The Desire streetcar line ran from 1920 to 1948, connecting working-class Creole neighborhoods to Canal Street. Tennessee Williams rode it while living in the Quarter, and the route became the title for the most famous American play set in New Orleans. The stage direction is real. When Blanche DuBois tells the audience to "take a streetcar named Desire, transfer to one called Cemeteries," both lines existed on the city's transit map. Williams wrote geography, not just metaphor. The line was replaced by a bus in 1948. Nothing of the original infrastructure remains. New Orleans was the largest city in the South when the Civil War began, built as the nation's dominant cotton port, exporting most of the country's output to Western Europe and New England. The city had been founded by the French in 1718 on a sharp bend of the Mississippi, chosen for the natural levee and control of the entire river valley. For more than a century, the port connected the interior of the continent to the world. The streetcar connected the working neighborhoods to the commercial spine of a city that had always run on that tension between river and trade, labor and exchange. Desire Street still cuts through the Bywater.

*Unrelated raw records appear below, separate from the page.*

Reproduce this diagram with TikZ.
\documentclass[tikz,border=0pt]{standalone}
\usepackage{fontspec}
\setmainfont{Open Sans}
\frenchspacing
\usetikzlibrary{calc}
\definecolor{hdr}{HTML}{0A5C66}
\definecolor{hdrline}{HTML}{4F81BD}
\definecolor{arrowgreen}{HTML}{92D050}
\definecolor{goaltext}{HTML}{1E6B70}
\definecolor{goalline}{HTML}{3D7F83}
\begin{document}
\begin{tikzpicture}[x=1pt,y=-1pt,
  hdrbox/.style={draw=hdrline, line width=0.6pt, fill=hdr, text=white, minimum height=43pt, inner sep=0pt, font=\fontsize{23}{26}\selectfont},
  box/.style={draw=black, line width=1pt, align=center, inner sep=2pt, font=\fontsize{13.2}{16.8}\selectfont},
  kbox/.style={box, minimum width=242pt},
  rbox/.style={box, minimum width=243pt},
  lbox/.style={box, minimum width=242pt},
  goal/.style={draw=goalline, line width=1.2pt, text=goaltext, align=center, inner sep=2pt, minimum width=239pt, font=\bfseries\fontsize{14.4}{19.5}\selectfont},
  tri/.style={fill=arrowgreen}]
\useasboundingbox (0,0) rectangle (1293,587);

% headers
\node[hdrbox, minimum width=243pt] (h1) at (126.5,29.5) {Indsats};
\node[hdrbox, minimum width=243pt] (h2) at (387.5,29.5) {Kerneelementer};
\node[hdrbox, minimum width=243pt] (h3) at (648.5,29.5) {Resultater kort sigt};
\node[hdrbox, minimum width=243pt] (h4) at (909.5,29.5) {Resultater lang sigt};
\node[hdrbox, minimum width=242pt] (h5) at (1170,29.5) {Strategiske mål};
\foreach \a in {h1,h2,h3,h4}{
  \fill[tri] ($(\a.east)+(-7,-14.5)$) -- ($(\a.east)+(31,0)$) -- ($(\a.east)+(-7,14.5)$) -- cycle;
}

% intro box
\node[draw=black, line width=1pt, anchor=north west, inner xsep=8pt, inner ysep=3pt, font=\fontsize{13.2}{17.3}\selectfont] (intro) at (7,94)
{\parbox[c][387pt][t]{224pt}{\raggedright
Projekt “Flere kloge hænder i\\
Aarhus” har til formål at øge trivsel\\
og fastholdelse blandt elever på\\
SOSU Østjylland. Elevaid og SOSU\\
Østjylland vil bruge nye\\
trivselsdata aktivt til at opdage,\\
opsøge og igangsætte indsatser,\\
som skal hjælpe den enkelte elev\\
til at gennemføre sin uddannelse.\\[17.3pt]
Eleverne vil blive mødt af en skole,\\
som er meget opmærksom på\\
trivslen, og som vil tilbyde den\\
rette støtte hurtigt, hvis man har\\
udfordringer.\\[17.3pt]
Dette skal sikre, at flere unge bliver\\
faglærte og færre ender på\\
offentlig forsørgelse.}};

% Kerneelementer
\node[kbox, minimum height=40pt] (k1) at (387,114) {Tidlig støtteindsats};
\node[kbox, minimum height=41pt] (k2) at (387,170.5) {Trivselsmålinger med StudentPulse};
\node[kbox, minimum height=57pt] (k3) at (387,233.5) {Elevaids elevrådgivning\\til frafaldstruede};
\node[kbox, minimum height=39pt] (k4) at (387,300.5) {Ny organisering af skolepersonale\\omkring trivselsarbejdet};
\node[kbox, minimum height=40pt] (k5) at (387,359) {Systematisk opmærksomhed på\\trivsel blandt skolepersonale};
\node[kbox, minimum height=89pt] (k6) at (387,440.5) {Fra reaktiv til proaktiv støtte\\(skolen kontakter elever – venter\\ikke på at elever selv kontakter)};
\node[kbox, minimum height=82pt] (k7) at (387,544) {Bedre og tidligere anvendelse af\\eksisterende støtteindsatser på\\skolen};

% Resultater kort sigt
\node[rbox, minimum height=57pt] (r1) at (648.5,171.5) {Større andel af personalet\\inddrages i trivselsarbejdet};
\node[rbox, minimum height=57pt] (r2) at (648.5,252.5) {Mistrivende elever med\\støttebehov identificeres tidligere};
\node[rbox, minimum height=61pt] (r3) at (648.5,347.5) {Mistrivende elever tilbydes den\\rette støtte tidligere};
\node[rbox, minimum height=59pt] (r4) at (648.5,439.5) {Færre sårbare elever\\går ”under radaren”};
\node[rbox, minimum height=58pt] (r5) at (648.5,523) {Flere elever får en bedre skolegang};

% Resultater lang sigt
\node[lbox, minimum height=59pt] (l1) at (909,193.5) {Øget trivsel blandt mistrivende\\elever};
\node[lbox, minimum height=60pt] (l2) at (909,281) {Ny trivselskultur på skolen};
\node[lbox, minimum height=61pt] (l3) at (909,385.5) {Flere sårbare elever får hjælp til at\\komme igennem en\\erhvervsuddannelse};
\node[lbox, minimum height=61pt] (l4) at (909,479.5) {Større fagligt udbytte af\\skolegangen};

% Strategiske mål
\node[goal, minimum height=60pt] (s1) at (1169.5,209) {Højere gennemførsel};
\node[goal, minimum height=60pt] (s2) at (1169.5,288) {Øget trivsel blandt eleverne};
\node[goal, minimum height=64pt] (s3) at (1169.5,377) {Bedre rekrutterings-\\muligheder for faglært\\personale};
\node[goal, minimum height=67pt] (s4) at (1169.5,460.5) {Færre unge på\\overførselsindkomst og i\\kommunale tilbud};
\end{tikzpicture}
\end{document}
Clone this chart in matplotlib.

The rails are gone, but the name remains—attached now only to asphalt and the play that made it permanent.
- ·The Desire streetcar line ran from 1920 to 1948, connecting working-class Creole neighborhoods to Canal Street.
- ·Tennessee Williams rode the line while living in the Quarter and used it as the title for the most famous American play set in New Orleans.
- ·Blanche DuBois's stage direction — 'take a streetcar named Desire, transfer to one called Cemeteries' — is geographically accurate; both lines existed.
- ·The line was replaced by a bus in 1948; nothing of the original route infrastructure remains.
- ·The Desire Street still exists in the Bywater neighborhood.